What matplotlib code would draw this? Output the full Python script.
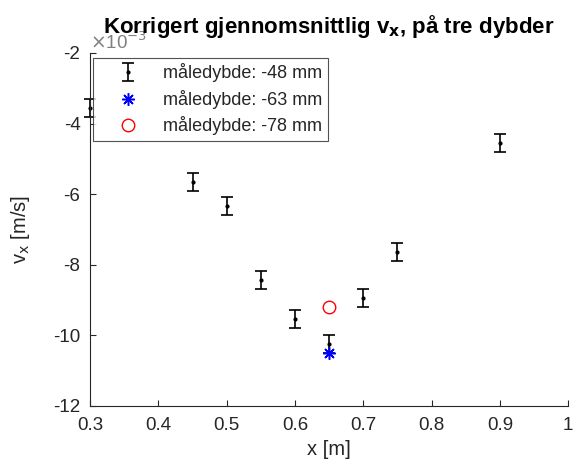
import matplotlib
matplotlib.use("Agg")
import matplotlib.pyplot as plt

plt.rcParams['font.family'] = ['Liberation Sans', 'DejaVu Sans']
plt.rcParams['axes.unicode_minus'] = False

# Corrected mean v_x (units of 1e-3 m/s) at three measuring depths
x_48 = [0.30, 0.45, 0.50, 0.55, 0.60, 0.65, 0.70, 0.75, 0.90]
vx_48 = [-3.56, -5.65, -6.34, -8.43, -9.54, -10.24, -8.94, -7.64, -4.56]
err_48 = [0.25, 0.25, 0.25, 0.26, 0.25, 0.25, 0.25, 0.25, 0.25]

x_63 = [0.65]
vx_63 = [-10.50]

x_78 = [0.65]
vx_78 = [-9.21]

labels = ['måledybde: -48 mm', 'måledybde: -63 mm', 'måledybde: -78 mm']
xticks = [0.3, 0.4, 0.5, 0.6, 0.7, 0.8, 0.9, 1.0]
xticklabels = ['0.3', '0.4', '0.5', '0.6', '0.7', '0.8', '0.9', '1']
yticks = [-12, -10, -8, -6, -4, -2]

gray = '#262626'

fig = plt.figure(figsize=(5.74, 4.68), dpi=100)
ax = fig.add_axes([0.157, 0.1325, 0.833, 0.7545])

eb = ax.errorbar(x_48, vx_48, yerr=err_48, fmt='.', color='black', ecolor='black',
                 markersize=4, elinewidth=1.2, capsize=4, capthick=1.2,
                 label=labels[0])
for art in eb.lines[1] + eb.lines[2]:
    art.set_clip_on(False)
eb.lines[0].set_clip_on(False)
h63, = ax.plot(x_63, vx_63, linestyle='none', marker=(8, 2, 0), markersize=9,
               markeredgewidth=1.1, color='blue', label=labels[1])
h78, = ax.plot(x_78, vx_78, linestyle='none', marker='o', markersize=9,
               markerfacecolor='none', markeredgewidth=1.0, color='red',
               label=labels[2])

ax.set_xlim(0.3, 1.0)
ax.set_ylim(-12, -2)
ax.set_xticks(xticks)
ax.set_xticklabels(xticklabels)
ax.set_yticks(yticks)

for side in ('top', 'right'):
    ax.spines[side].set_visible(False)
for side in ('left', 'bottom'):
    ax.spines[side].set_color(gray)
    ax.spines[side].set_linewidth(0.8)

ax.tick_params(direction='in', length=4, width=0.8, colors=gray, labelsize=13.5)
ax.tick_params(axis='x', pad=8)
ax.tick_params(axis='y', pad=7)

ax.set_xlabel('x [m]', fontsize=14.5, color=gray, labelpad=4)
ax.set_ylabel(r'v$_{\rm x}$ [m/s]', fontsize=14.5, color=gray, labelpad=15)

ax.text(0.0, 1.0, r'$\times$10$^{-3}$', transform=ax.transAxes,
        fontsize=13.5, color='#808080', ha='left', va='bottom', zorder=1)
ax.set_title(r'Korrigert gjennomsnittlig v$_{\mathbf{x}}$, på tre dybder',
             fontsize=16, fontweight='bold', color='black', pad=14)

leg = ax.legend([eb, h63, h78], labels, loc='upper left',
                bbox_to_anchor=(0.006, 0.986), fontsize=13,
                frameon=True, fancybox=False, edgecolor=gray, handlelength=3.3,
                handletextpad=0.3, borderpad=0.3, labelspacing=0.42,
                borderaxespad=0.0)
leg.get_frame().set_linewidth(0.8)
for t in leg.get_texts():
    t.set_color(gray)

fig.savefig('out.png', dpi=100)
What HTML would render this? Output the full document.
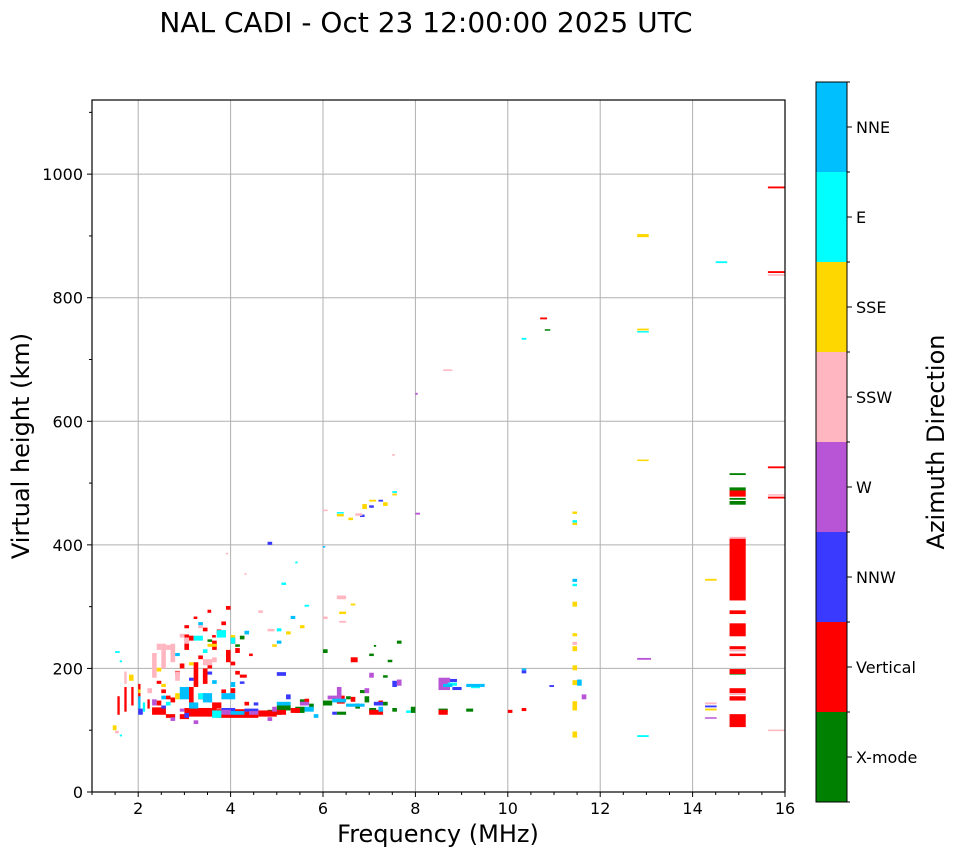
<!DOCTYPE html>
<html><head><meta charset="utf-8">
<style>
html,body{margin:0;padding:0;background:#fff;}
svg{display:block;font-family:"DejaVu Sans","Liberation Sans",sans-serif;}
</style></head>
<body>
<svg id="chart" width="958" height="857" viewBox="0 0 958 857" xmlns="http://www.w3.org/2000/svg">
<text x="426" y="32" font-size="28" text-anchor="middle">NAL CADI - Oct 23 12:00:00 2025 UTC</text>
<g id="grid"></g>
<g id="marks"></g>
<rect x="92" y="100" width="693" height="692" fill="none" stroke="#000" stroke-width="1.2"/>
<g id="axes"></g>
<text x="438" y="842" font-size="24" text-anchor="middle">Frequency (MHz)</text>
<text x="0" y="0" font-size="24" text-anchor="middle" transform="translate(29,446) rotate(-90)">Virtual height (km)</text>
<g id="cbar"></g>
<text x="0" y="0" font-size="24" text-anchor="middle" transform="translate(944,442) rotate(-90)">Azimuth Direction</text>
</svg>
<script>
const xTicks = [2,4,6,8,10,12,14,16];
const yTicks = [0,200,400,600,800,1000];
const directions = ["X-mode","Vertical","NNW","W","SSW","SSE","E","NNE"];
const dirColors = ["#008000","#ff0000","#3a3aff","#b855d6","#ffb6c1","#ffd700","#00ffff","#00bfff"];
// points: [freq MHz, height km, freqSpan MHz, heightSpan km]
const xmodePts = [[4.8,125,0.3,8],[5.0,132,0.3,8],[5.4,128,0.2,10],[5.7,135,0.1,8],[6.0,140,0.2,8],[6.3,125,0.2,5],[6.7,135,0.1,8],[6.9,145,0.1,10],[7.0,128,0.15,8],[7.3,140,0.1,6],[7.5,130,0.1,6],[7.9,128,0.1,10],[8.5,130,0.2,5],[9.1,130,0.15,5],[6.0,225,0.1,6],[7.1,235,0.05,3],[7.6,240,0.1,5],[7.0,220,0.1,4],[7.4,210,0.1,4],[7.3,185,0.1,4],[10.8,747,0.12,2],[4.2,247,0.1,6],[3.5,243,0.1,4],[14.8,513,0.35,3],[14.8,488,0.35,5],[14.8,473,0.35,3],[14.8,465,0.35,6],[14.8,190,0.35,3],[5.5,145,0.1,5],[6.5,150,0.1,5],[4.1,235,0.1,4],[6.8,160,0.1,5]];
const verticalPts = [[2.3,125,0.3,12],[2.4,140,0.1,8],[2.6,150,0.1,6],[2.9,118,0.2,8],[3.0,122,0.7,14],[3.1,140,0.1,30],[3.4,175,0.1,25],[3.7,120,0.9,14],[3.6,135,0.2,10],[4.0,160,0.1,8],[4.1,190,0.1,6],[4.6,122,0.4,10],[5.0,125,0.2,8],[5.3,128,0.2,8],[6.3,143,0.17,13],[6.6,146,0.1,8],[7.0,125,0.3,8],[7.2,140,0.1,8],[1.55,125,0.05,30],[1.7,130,0.05,40],[1.85,140,0.05,30],[2.0,150,0.05,25],[2.2,135,0.05,15],[2.9,200,0.1,8],[3.0,230,0.1,25],[3.1,245,0.1,8],[3.2,170,0.1,40],[3.3,215,0.1,6],[3.4,260,0.1,6],[3.5,200,0.1,6],[3.6,230,0.1,15],[3.7,255,0.1,8],[3.8,270,0.1,6],[3.9,210,0.1,20],[4.0,240,0.1,10],[4.1,225,0.1,8],[3.9,295,0.1,6],[3.5,290,0.08,5],[4.2,185,0.15,5],[2.8,190,0.1,6],[3.0,265,0.1,5],[6.6,210,0.15,8],[8.5,125,0.2,8],[10.0,128,0.1,5],[10.3,131,0.1,5],[10.7,765,0.15,3],[14.8,310,0.35,100],[14.8,288,0.35,6],[14.8,252,0.35,21],[14.8,231,0.35,5],[14.8,220,0.35,4],[14.8,191,0.35,8],[14.8,160,0.35,8],[14.8,148,0.35,7],[14.8,105,0.35,21],[14.8,478,0.35,10],[15.63,977,0.37,3],[15.63,840,0.37,3],[15.63,524,0.37,3],[15.63,475,0.37,3],[2.5,160,0.1,6],[2.7,145,0.1,8],[3.3,150,0.1,8],[3.8,160,0.1,6],[4.3,140,0.1,6],[2.6,120,0.2,6],[3.2,280,0.08,4],[3.6,250,0.08,4],[4.4,220,0.08,4],[5.6,145,0.1,6],[4.0,205,0.1,6],[2.4,175,0.1,5]];
const nnwPts = [[4.8,400,0.1,5],[7.0,460,0.1,4],[7.2,470,0.1,3],[6.8,445,0.1,4],[8.7,178,0.2,5],[8.8,165,0.2,5],[10.3,192,0.1,5],[10.9,170,0.1,3],[14.27,137,0.25,3],[3.0,120,0.1,8],[3.8,130,0.3,6],[4.3,130,0.3,5],[5.0,188,0.2,6],[5.2,150,0.1,8],[6.2,125,0.1,5],[7.1,140,0.2,6],[7.5,170,0.1,10],[2.0,125,0.1,10],[3.5,190,0.1,5],[4.5,140,0.1,5],[3.1,180,0.1,5],[2.5,135,0.1,5],[4.2,175,0.1,4]];
const wPts = [[8.5,165,0.25,20],[12.8,214,0.3,3],[8.0,643,0.05,3],[8.0,449,0.1,3],[7.6,172,0.1,10],[7.0,185,0.1,8],[6.3,150,0.1,20],[5.5,140,0.2,6],[4.9,130,0.1,8],[4.4,125,0.2,6],[2.7,115,0.1,6],[3.2,110,0.1,6],[2.3,140,0.1,10],[14.27,119,0.25,2],[11.6,150,0.1,8],[6.1,150,0.2,6],[6.9,160,0.1,8],[3.8,125,0.2,8],[4.8,115,0.1,6],[2.9,130,0.1,5],[3.5,145,0.1,5]];
const sswPts = [[2.3,185,0.1,40],[2.5,200,0.1,40],[2.6,230,0.1,8],[2.8,180,0.1,15],[3.4,205,0.2,10],[3.0,240,0.1,10],[1.7,175,0.05,20],[3.9,385,0.05,2],[4.3,352,0.05,2],[4.6,290,0.1,4],[6.3,312,0.2,6],[6.35,274,0.15,3],[6.0,280,0.1,4],[7.5,544,0.05,3],[8.6,682,0.2,2],[6.7,447,0.15,4],[6.0,455,0.1,2],[14.27,142,0.25,3],[14.8,410,0.35,3],[14.8,228,0.35,2],[14.8,157,0.35,3],[15.63,480,0.37,2],[15.63,99,0.37,2],[15.63,836,0.37,2],[11.4,238,0.1,5],[5.1,140,0.1,4],[4.8,260,0.15,4],[2.7,210,0.1,30],[2.4,230,0.1,10],[1.5,95,0.08,4],[2.2,160,0.1,8],[2.9,250,0.1,6],[3.6,210,0.1,8],[3.3,265,0.1,5]];
const ssePts = [[12.8,898,0.25,5],[12.8,747,0.25,3],[12.8,536,0.25,2],[14.27,342,0.25,3],[14.27,132,0.25,3],[11.4,450,0.1,4],[11.4,432,0.1,4],[11.4,300,0.1,8],[11.4,252,0.1,5],[11.4,228,0.1,8],[11.4,197,0.1,8],[11.4,173,0.1,8],[11.4,132,0.1,15],[11.4,88,0.1,10],[1.45,100,0.08,8],[1.8,180,0.1,10],[2.0,160,0.05,6],[2.4,195,0.1,6],[2.8,150,0.1,10],[3.5,235,0.2,5],[4.0,250,0.1,4],[5.2,255,0.1,5],[5.5,265,0.1,5],[6.35,288,0.15,4],[6.6,302,0.1,3],[6.85,458,0.1,8],[7.0,470,0.15,3],[6.55,440,0.1,4],[7.3,463,0.1,6],[6.3,446,0.15,4],[4.9,235,0.1,4],[7.5,480,0.1,3],[3.1,205,0.1,5],[2.5,170,0.1,5]];
const ePts = [[1.5,225,0.1,3],[1.6,210,0.05,3],[3.0,160,0.1,10],[3.3,150,0.2,10],[3.6,120,0.2,12],[4.0,240,0.1,10],[3.7,250,0.2,12],[3.2,245,0.2,8],[5.1,335,0.1,4],[5.4,370,0.05,3],[5.0,260,0.1,5],[5.6,300,0.1,3],[6.3,451,0.15,2],[7.5,484,0.1,3],[10.3,732,0.1,3],[12.8,744,0.25,2],[12.8,89,0.25,3],[14.5,856,0.25,3],[11.4,436,0.1,4],[11.4,333,0.1,4],[8.7,172,0.2,5],[9.2,168,0.2,4],[7.8,128,0.1,4],[2.1,130,0.05,15],[1.6,90,0.05,3],[2.6,140,0.1,6],[3.4,225,0.1,6]];
const nnePts = [[2.9,150,0.2,20],[3.1,135,0.2,10],[3.4,145,0.2,15],[3.8,150,0.3,10],[4.0,170,0.1,8],[5.0,140,0.3,6],[5.6,130,0.2,8],[6.2,145,0.3,6],[6.5,138,0.4,5],[7.2,130,0.1,8],[8.6,170,0.2,5],[9.1,170,0.3,5],[9.4,170,0.1,5],[11.5,172,0.1,10],[11.4,340,0.1,5],[2.5,150,0.1,6],[2.0,135,0.05,20],[3.3,270,0.1,5],[4.3,255,0.1,6],[5.3,280,0.1,5],[5.0,240,0.1,5],[6.0,396,0.05,2],[10.3,197,0.1,3],[4.0,125,0.3,6],[5.8,120,0.1,6],[2.8,220,0.1,5],[3.6,175,0.1,6]];
const seriesPts = [xmodePts, verticalPts, nnwPts, wPts, sswPts, ssePts, ePts, nnePts];

const NS = "http://www.w3.org/2000/svg";
const X0 = 92, X1 = 785, Y0 = 792, Y1 = 100;
const fMin = 1, fMax = 16, hMin = 0, hMax = 1120;
function xs(f){ return X0 + (f - fMin) / (fMax - fMin) * (X1 - X0); }
function ys(h){ return Y0 - (h - hMin) / (hMax - hMin) * (Y0 - Y1); }
function mk(tag, attrs, parent){ const e = document.createElementNS(NS, tag); for (const k in attrs) e.setAttribute(k, attrs[k]); parent.appendChild(e); return e; }

const grid = document.getElementById('grid');
const axes = document.getElementById('axes');
xTicks.forEach(t => {
  const x = xs(t);
  if (t < fMax) {
    const g = mk('line', {x1:x, x2:x, y1:Y1, y2:Y0, stroke:'#b0b0b0', 'stroke-width':1}, grid);
    
    
  }
  mk('line', {x1:x, x2:x, y1:Y0, y2:Y0+5, stroke:'#000'}, axes);
  const lb = mk('text', {x:x, y:Y0+22, 'font-size':16, 'text-anchor':'middle'}, axes);
  lb.textContent = t;
  
  
});
for (let m = 1.5; m < fMax; m += 1) {
  const x = xs(m);
  mk('line', {x1:x, x2:x, y1:Y0, y2:Y0+3, stroke:'#000'}, axes);
}
for (let m = 1; m < fMax; m += 2) {
  const x = xs(m);
  mk('line', {x1:x, x2:x, y1:Y0, y2:Y0+3, stroke:'#000'}, axes);
}
yTicks.forEach(t => {
  const y = ys(t);
  if (t > 0) {
    const g = mk('line', {x1:X0, x2:X1, y1:y, y2:y, stroke:'#b0b0b0', 'stroke-width':1}, grid);
    
    
  }
  mk('line', {x1:X0-5, x2:X0, y1:y, y2:y, stroke:'#000'}, axes);
  const lb = mk('text', {x:X0-9, y:y+6, 'font-size':16, 'text-anchor':'end'}, axes);
  lb.textContent = t;
  
  
});
for (let m = 100; m < hMax; m += 200) {
  const y = ys(m);
  mk('line', {x1:X0-3, x2:X0, y1:y, y2:y, stroke:'#000'}, axes);
}

const marks = document.getElementById('marks');
seriesPts.forEach((pts, si) => {
  pts.forEach(p => {
    const df = p[2] || 0.1, dh = p[3] || 6;
    const x = xs(p[0]), w = xs(p[0] + df) - x;
    const yTop = ys(p[1] + dh), hgt = ys(p[1]) - yTop;
    const r = mk('rect', {x:x, y:yTop, width:Math.max(w,1), height:Math.max(hgt,1.5), fill:dirColors[si]}, marks);
    
    
  });
});

const cbar = document.getElementById('cbar');
const CX = 816, CW = 31, CT = 82, CB = 802;
const segH = (CB - CT) / directions.length;
directions.forEach((d, i) => {
  const yTop = CB - (i + 1) * segH;
  const r = mk('rect', {x:CX, y:yTop, width:CW, height:segH, fill:dirColors[i]}, cbar);
  
  
  const yc = yTop + segH / 2;
  mk('line', {x1:CX+CW, x2:CX+CW+5, y1:yc, y2:yc, stroke:'#000'}, cbar);
  const lb = mk('text', {x:CX+CW+9, y:yc+6, 'font-size':16}, cbar);
  lb.textContent = d;
  
  
});
for (let i = 0; i <= directions.length; i++) {
  const y = CT + i * segH;
  mk('line', {x1:CX+CW, x2:CX+CW+3, y1:y, y2:y, stroke:'#000'}, cbar);
}
mk('rect', {x:CX, y:CT, width:CW, height:CB-CT, fill:'none', stroke:'#000', 'stroke-width':1}, cbar);
</script>
</body></html>
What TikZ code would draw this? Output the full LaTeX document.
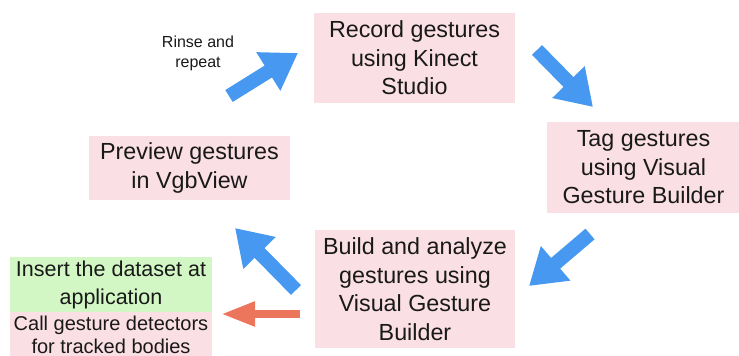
+--
(REQUIREMENT) Using the records above, gather all lines where the string "What" is present.

(ANSWER BELOW)
What matplotlib code would draw this? Output the full Python script.
What HTML would render this? Output the full document.
What TikZ code would draw this? Output the full LaTeX document.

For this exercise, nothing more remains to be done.